Have you collaborated with anyone in the art community on a project? With whom, and on what?

Not really beyond the experience I mentioned above and obviously this is neither art community or collaboration in the usual sense.

I collaborated with Dan Shaw-Town for about three years, throughout my degree, rather than on a project. We made all of our work together and didn't have independent practices at the time. We were actually interviewed together for the MFA at Goldsmiths, on the basis if we were accepted then it would be as a collaboration. We were bombarded with way too much information to continue working together when we started there, although we still had a really productive conversation going and an understanding of each other that I haven't experienced with anyone else.

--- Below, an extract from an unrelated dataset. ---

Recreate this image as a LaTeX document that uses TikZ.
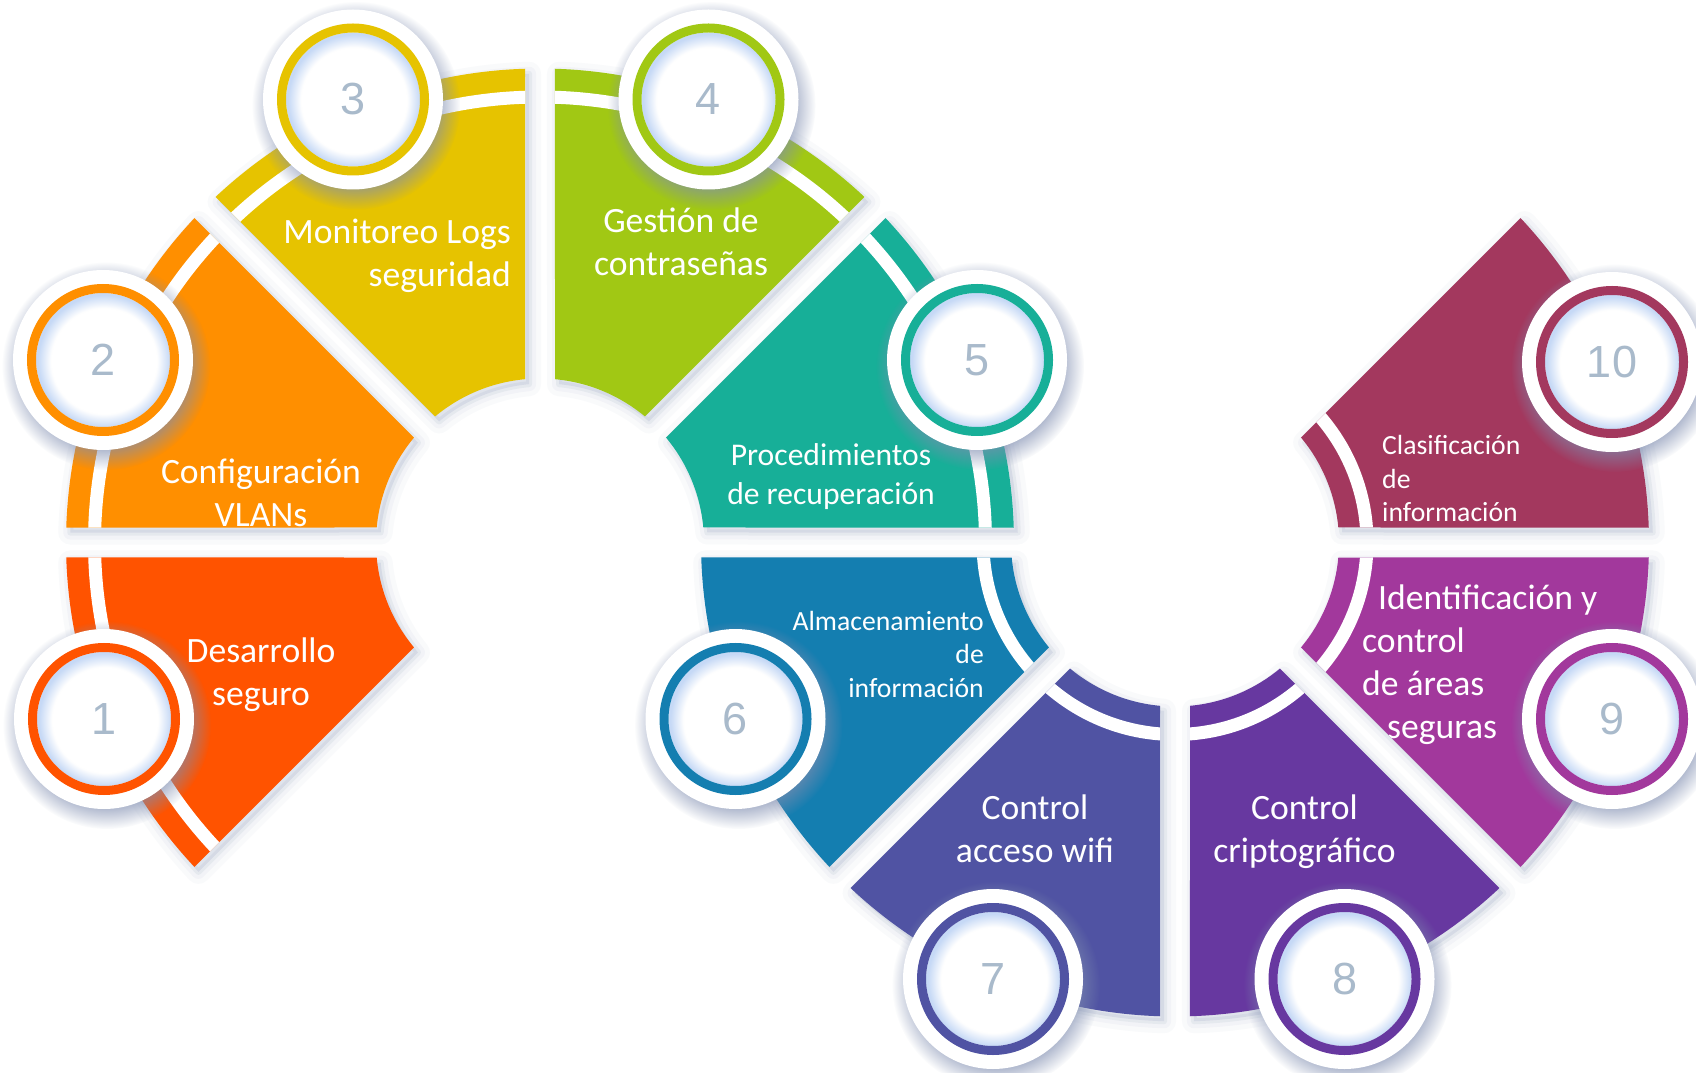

I also collaborated with four artists on a public sculpture commission for Terminal 5 at Heathrow airport a few years ago. Peter Joslyn, Magali Reus, Tim Bennett and Dan Shaw-Town. There were a lot of meetings in boardrooms and the process felt something akin to The Apprentice, in that it doesn't really matter what you're selling, as long as you can sell it. I remember one meeting with a military expert who gave advice on having the material we intended to use treated so that, in the event of a bomb blast, the sculpture wouldn’t shatter and create secondary projectiles that might kill people. He told us the most common cause of death in such a blast is usually due to these secondary projectiles, namely glass, flying across the terminal as a result. When someone is talking about these things in relation to a sculpture you’re going to make… I guess it made me feel a very long way from my studio, but I also learned how to work with a relatively large budget : )

Do you actively study art history?

I think having an informed approach to making art necessitates studying art history to some extent. Where there are gaps, it can sometimes be profoundly obvious in work that should have them covered in relation to its context. This has never struck me as a good thing. 

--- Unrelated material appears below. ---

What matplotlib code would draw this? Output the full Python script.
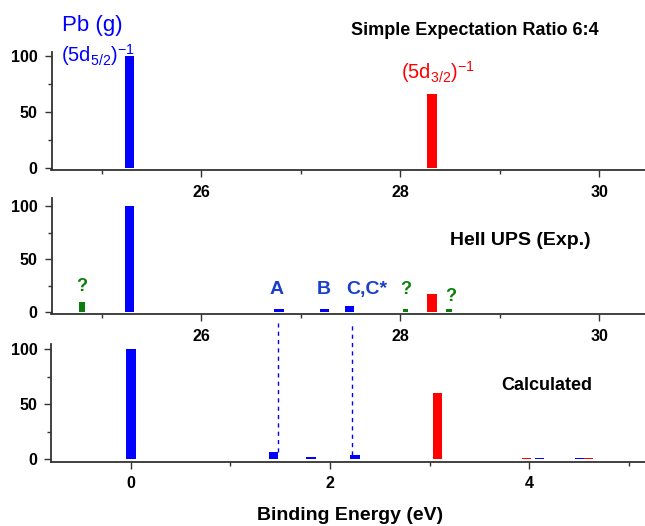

Do you read art criticism, philosophy, or critical theory? If so, which authors inspire you?

Yes, it’s something I enjoy a lot even though, often, it involves spending a few years with a text and just going back over it and over it, especially where philosophy’s concerned. I love the way it’s meaning and relevancy changes over time. Where I’ve found philosophy and critical theory really challenging and useful I’ve enjoyed trying to unpack it and get to grips with it. Once I feel I’ve managed I think the reward is seeing complex ideas translate into even the most simple aspects of my life. Writers that I often come back to are Bataille, Benjamin, Baudrillard, Deleuze, Rancière…I think The Emancipated Spectator is a truly amazing book. The list goes on but I guess these are just the ones I’ve liked over a very long period. I’m also reading, while writing this, Parker Ito’s recent DIS magazine interview and Claire Bishop’s recent Artforum piece, Digital Divide (which I’m finding…difficult). Earlier today I read a long conversation with Katja Novitskova on cmdplus via Twitter. I mean it’s endless, but I love how I can dip into this information when I feel I want or need to change my perspective.

Are there any issues around the production of, or the display/exhibition of new media art that you are concerned about?

All that I’ve encountered, in the sense I enjoy thinking about them. In relation to my own practice I don’t want anything to escape consideration but I think that’s specific to my work in the way I want it to manifest physically.

Around the exhibition of ‘new media art’, it can be very challenging to lots of well-established conventions related to display and the space in which these challenges can be met. I think it’s amazing watching new forms and modes of work occupying different spaces, both virtual and physical. I’m excited by the way this often dovetails neatly with the technology I’m familiar with and seems to be moving at a pace that’s current. I feel as though a lot of the work I’m interested in is making demands of itself that its history is too young to answer. In this sense I think it’s genuinely experimental in the concerns of its production, display and exhibition and that’s a really exciting prospect.